## Description of the task
No images are to be carried over; print all other material exactly as it stands.

— BEGIN Given information —

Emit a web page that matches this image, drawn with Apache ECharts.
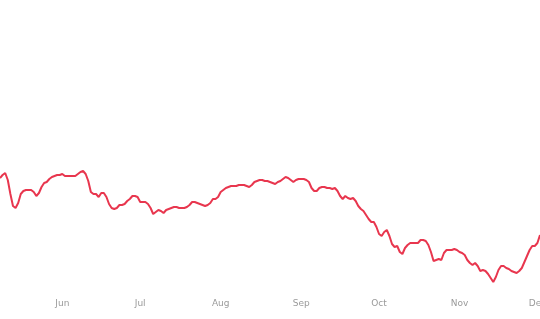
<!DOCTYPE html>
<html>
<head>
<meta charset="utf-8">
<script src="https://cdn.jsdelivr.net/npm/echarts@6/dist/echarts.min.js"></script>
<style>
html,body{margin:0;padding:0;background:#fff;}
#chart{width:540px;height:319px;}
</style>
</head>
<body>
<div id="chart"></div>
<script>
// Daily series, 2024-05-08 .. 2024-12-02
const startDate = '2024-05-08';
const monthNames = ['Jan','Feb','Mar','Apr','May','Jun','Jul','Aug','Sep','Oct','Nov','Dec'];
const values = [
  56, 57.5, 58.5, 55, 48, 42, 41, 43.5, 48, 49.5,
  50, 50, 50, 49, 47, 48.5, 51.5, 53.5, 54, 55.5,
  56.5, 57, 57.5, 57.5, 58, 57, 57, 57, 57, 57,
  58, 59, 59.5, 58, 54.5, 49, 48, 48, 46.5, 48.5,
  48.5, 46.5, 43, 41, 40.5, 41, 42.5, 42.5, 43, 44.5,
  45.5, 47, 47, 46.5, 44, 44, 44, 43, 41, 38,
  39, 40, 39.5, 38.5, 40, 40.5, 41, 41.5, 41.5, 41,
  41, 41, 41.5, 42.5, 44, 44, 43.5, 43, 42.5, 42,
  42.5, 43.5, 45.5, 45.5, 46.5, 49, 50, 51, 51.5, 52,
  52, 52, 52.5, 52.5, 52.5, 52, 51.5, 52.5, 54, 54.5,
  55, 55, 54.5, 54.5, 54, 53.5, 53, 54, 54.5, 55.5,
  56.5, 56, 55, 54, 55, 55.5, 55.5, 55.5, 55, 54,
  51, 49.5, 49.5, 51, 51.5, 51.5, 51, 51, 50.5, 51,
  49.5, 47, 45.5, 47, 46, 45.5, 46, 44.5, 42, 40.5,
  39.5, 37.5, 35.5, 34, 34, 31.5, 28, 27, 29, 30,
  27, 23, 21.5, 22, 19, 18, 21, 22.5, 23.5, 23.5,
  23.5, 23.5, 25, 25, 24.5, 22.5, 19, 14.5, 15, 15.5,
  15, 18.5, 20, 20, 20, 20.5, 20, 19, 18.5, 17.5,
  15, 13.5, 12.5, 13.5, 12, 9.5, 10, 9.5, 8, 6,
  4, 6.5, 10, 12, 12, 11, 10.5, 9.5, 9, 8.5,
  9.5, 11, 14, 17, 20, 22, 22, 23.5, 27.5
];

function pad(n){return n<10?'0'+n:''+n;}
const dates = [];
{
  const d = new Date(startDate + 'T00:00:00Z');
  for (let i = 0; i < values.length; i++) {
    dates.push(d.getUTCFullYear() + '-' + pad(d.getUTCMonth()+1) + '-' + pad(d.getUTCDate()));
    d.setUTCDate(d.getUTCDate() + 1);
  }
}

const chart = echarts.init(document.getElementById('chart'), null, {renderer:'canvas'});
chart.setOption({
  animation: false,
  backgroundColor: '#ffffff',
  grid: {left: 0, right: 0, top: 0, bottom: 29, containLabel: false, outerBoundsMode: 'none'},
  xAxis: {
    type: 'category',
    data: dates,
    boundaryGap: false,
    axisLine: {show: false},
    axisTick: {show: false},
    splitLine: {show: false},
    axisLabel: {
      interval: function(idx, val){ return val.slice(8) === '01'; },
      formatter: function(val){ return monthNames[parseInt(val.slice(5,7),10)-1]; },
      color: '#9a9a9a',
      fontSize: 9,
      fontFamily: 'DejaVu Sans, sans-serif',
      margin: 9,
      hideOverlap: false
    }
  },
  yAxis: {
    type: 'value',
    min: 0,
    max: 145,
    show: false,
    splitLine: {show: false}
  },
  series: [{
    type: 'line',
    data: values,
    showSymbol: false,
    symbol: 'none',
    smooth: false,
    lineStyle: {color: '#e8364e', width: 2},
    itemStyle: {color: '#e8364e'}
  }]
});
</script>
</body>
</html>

— END Given information —

## Complete answer
Emit a web page that matches this image, drawn with Apache ECharts.
<!DOCTYPE html>
<html>
<head>
<meta charset="utf-8">
<script src="https://cdn.jsdelivr.net/npm/echarts@6/dist/echarts.min.js"></script>
<style>
html,body{margin:0;padding:0;background:#fff;}
#chart{width:540px;height:319px;}
</style>
</head>
<body>
<div id="chart"></div>
<script>
// Daily series, 2024-05-08 .. 2024-12-02
const startDate = '2024-05-08';
const monthNames = ['Jan','Feb','Mar','Apr','May','Jun','Jul','Aug','Sep','Oct','Nov','Dec'];
const values = [
  56, 57.5, 58.5, 55, 48, 42, 41, 43.5, 48, 49.5,
  50, 50, 50, 49, 47, 48.5, 51.5, 53.5, 54, 55.5,
  56.5, 57, 57.5, 57.5, 58, 57, 57, 57, 57, 57,
  58, 59, 59.5, 58, 54.5, 49, 48, 48, 46.5, 48.5,
  48.5, 46.5, 43, 41, 40.5, 41, 42.5, 42.5, 43, 44.5,
  45.5, 47, 47, 46.5, 44, 44, 44, 43, 41, 38,
  39, 40, 39.5, 38.5, 40, 40.5, 41, 41.5, 41.5, 41,
  41, 41, 41.5, 42.5, 44, 44, 43.5, 43, 42.5, 42,
  42.5, 43.5, 45.5, 45.5, 46.5, 49, 50, 51, 51.5, 52,
  52, 52, 52.5, 52.5, 52.5, 52, 51.5, 52.5, 54, 54.5,
  55, 55, 54.5, 54.5, 54, 53.5, 53, 54, 54.5, 55.5,
  56.5, 56, 55, 54, 55, 55.5, 55.5, 55.5, 55, 54,
  51, 49.5, 49.5, 51, 51.5, 51.5, 51, 51, 50.5, 51,
  49.5, 47, 45.5, 47, 46, 45.5, 46, 44.5, 42, 40.5,
  39.5, 37.5, 35.5, 34, 34, 31.5, 28, 27, 29, 30,
  27, 23, 21.5, 22, 19, 18, 21, 22.5, 23.5, 23.5,
  23.5, 23.5, 25, 25, 24.5, 22.5, 19, 14.5, 15, 15.5,
  15, 18.5, 20, 20, 20, 20.5, 20, 19, 18.5, 17.5,
  15, 13.5, 12.5, 13.5, 12, 9.5, 10, 9.5, 8, 6,
  4, 6.5, 10, 12, 12, 11, 10.5, 9.5, 9, 8.5,
  9.5, 11, 14, 17, 20, 22, 22, 23.5, 27.5
];

function pad(n){return n<10?'0'+n:''+n;}
const dates = [];
{
  const d = new Date(startDate + 'T00:00:00Z');
  for (let i = 0; i < values.length; i++) {
    dates.push(d.getUTCFullYear() + '-' + pad(d.getUTCMonth()+1) + '-' + pad(d.getUTCDate()));
    d.setUTCDate(d.getUTCDate() + 1);
  }
}

const chart = echarts.init(document.getElementById('chart'), null, {renderer:'canvas'});
chart.setOption({
  animation: false,
  backgroundColor: '#ffffff',
  grid: {left: 0, right: 0, top: 0, bottom: 29, containLabel: false, outerBoundsMode: 'none'},
  xAxis: {
    type: 'category',
    data: dates,
    boundaryGap: false,
    axisLine: {show: false},
    axisTick: {show: false},
    splitLine: {show: false},
    axisLabel: {
      interval: function(idx, val){ return val.slice(8) === '01'; },
      formatter: function(val){ return monthNames[parseInt(val.slice(5,7),10)-1]; },
      color: '#9a9a9a',
      fontSize: 9,
      fontFamily: 'DejaVu Sans, sans-serif',
      margin: 9,
      hideOverlap: false
    }
  },
  yAxis: {
    type: 'value',
    min: 0,
    max: 145,
    show: false,
    splitLine: {show: false}
  },
  series: [{
    type: 'line',
    data: values,
    showSymbol: false,
    symbol: 'none',
    smooth: false,
    lineStyle: {color: '#e8364e', width: 2},
    itemStyle: {color: '#e8364e'}
  }]
});
</script>
</body>
</html>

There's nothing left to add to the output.